Длинная сигарета «Честерфилд» медленно тлела в его дрожащих пальцах, на лацканах пиджака и коленях виднелись пятна растертого пепла. Потушив сигарету, сосед продолжал:

— Я колониальный врач. Там я обеспечен, но даю честное слово, что за душой не имею и цента, а вот опыт, богатейший опыт заработал. Пытался писать записки, ну, если хотите, мемуары, но засосали одиночество, тоска, и все бросил.

Мне невольно захотелось лучше рассмотреть моего собеседника.

Его пальцы продолжали мелко дрожать, бегая по борту измятого пиджака. Рыхлое лицо с обвисшими мешками кожи вместо век покрыто беспорядочными частыми морщинками. Доктору можно дать и сорок и шестьдесят лет. Так стареет человек только от длительного употребления алкоголя.

Африканцы стоят того, чтобы о них написать трезвые книги, — цедил мой спутник. — Если хотите знать, писатели дьявольски врут о них. Да, врут. Нет там никакой экзотики и любви — это чепуха. Вас неумолимо задавит жестокая реальность. Вы не верите?

Я молчал, а доктор, задавая вопросы, сам отвечал на них, нисколько не интересуясь моим мнением.

— Цивилизация — бред. Мы несем им ее для того, чтобы они тяжко, неизлечимо заболели самосознанием. Им и без нас хорошо пребывать в первобытном хаосе. Если бы вы только знали, как это упоительно сладко — забыть европейские условности и быть вольным дикарем!

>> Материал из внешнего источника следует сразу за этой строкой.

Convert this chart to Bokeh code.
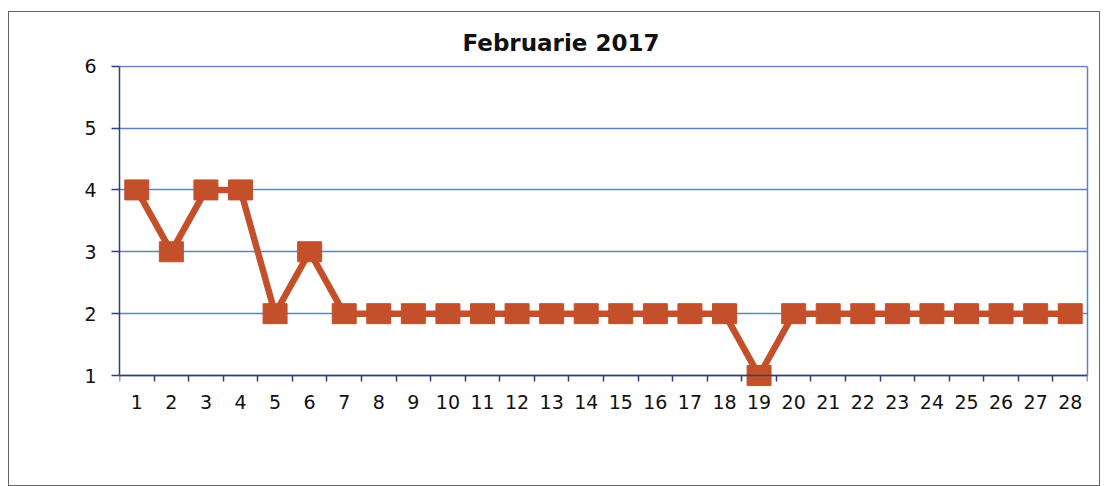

Наклонившись, я еще раз пристально посмотрел в его лицо: не пьян ли он? Нет, как будто… Взгляд холодный и озлобленный. Пассажир был готов к длительному и настойчивому спору. Зализанные темные волосы прилипли к большому черепу. Лоб мучительно напряжен. На какой-то миг мне показалось, что он знает меня, во всяком случае догадывается о моей профессии.

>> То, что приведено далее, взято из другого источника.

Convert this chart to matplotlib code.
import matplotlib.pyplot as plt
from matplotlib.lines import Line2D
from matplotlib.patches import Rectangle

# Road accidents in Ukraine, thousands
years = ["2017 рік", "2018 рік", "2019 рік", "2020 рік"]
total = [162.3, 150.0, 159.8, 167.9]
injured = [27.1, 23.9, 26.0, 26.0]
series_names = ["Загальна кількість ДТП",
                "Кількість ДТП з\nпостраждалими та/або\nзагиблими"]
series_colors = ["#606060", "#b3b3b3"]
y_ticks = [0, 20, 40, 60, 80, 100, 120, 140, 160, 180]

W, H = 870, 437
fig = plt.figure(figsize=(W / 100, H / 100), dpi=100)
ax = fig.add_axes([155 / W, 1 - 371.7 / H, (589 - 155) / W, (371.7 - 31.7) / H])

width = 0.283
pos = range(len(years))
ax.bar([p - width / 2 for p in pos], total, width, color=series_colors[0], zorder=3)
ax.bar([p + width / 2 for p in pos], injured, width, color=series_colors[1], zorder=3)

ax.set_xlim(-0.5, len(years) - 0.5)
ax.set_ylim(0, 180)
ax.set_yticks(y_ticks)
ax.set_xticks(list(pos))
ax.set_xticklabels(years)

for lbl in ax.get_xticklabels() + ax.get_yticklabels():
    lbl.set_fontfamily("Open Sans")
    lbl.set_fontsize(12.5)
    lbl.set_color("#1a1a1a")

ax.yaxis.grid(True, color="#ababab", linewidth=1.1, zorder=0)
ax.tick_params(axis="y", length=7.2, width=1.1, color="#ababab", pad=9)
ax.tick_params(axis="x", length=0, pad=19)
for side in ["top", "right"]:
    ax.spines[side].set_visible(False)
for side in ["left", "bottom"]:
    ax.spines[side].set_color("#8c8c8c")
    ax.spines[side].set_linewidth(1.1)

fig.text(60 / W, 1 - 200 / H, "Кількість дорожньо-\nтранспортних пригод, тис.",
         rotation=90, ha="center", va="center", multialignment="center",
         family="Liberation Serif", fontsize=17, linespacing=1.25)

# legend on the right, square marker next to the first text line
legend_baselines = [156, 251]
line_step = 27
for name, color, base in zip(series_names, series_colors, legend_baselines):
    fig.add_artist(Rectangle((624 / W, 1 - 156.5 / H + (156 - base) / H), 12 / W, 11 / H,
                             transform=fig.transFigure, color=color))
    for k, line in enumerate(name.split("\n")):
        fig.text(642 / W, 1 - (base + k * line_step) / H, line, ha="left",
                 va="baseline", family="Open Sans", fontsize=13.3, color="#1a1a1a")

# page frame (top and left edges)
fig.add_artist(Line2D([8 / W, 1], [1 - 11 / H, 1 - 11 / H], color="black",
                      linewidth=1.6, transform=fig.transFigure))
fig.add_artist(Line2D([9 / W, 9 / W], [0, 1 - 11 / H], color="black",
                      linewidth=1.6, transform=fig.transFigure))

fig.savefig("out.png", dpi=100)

Я невольно сжал зубы, решив молчать.

Размашистым жестом доктор достал из заднего кармана брюк сигареты и предложил мне. Закурили, и, глотая дым, он продолжал:

— О, я их изучил глубоко и очень тонко! Как-то мне привезли тяжелобольного мужчину. Это был огромный молодой детина, которого доставил ко мне его родной брат. Одежда и осанка брата говорили о том, что он из состоятельных людей.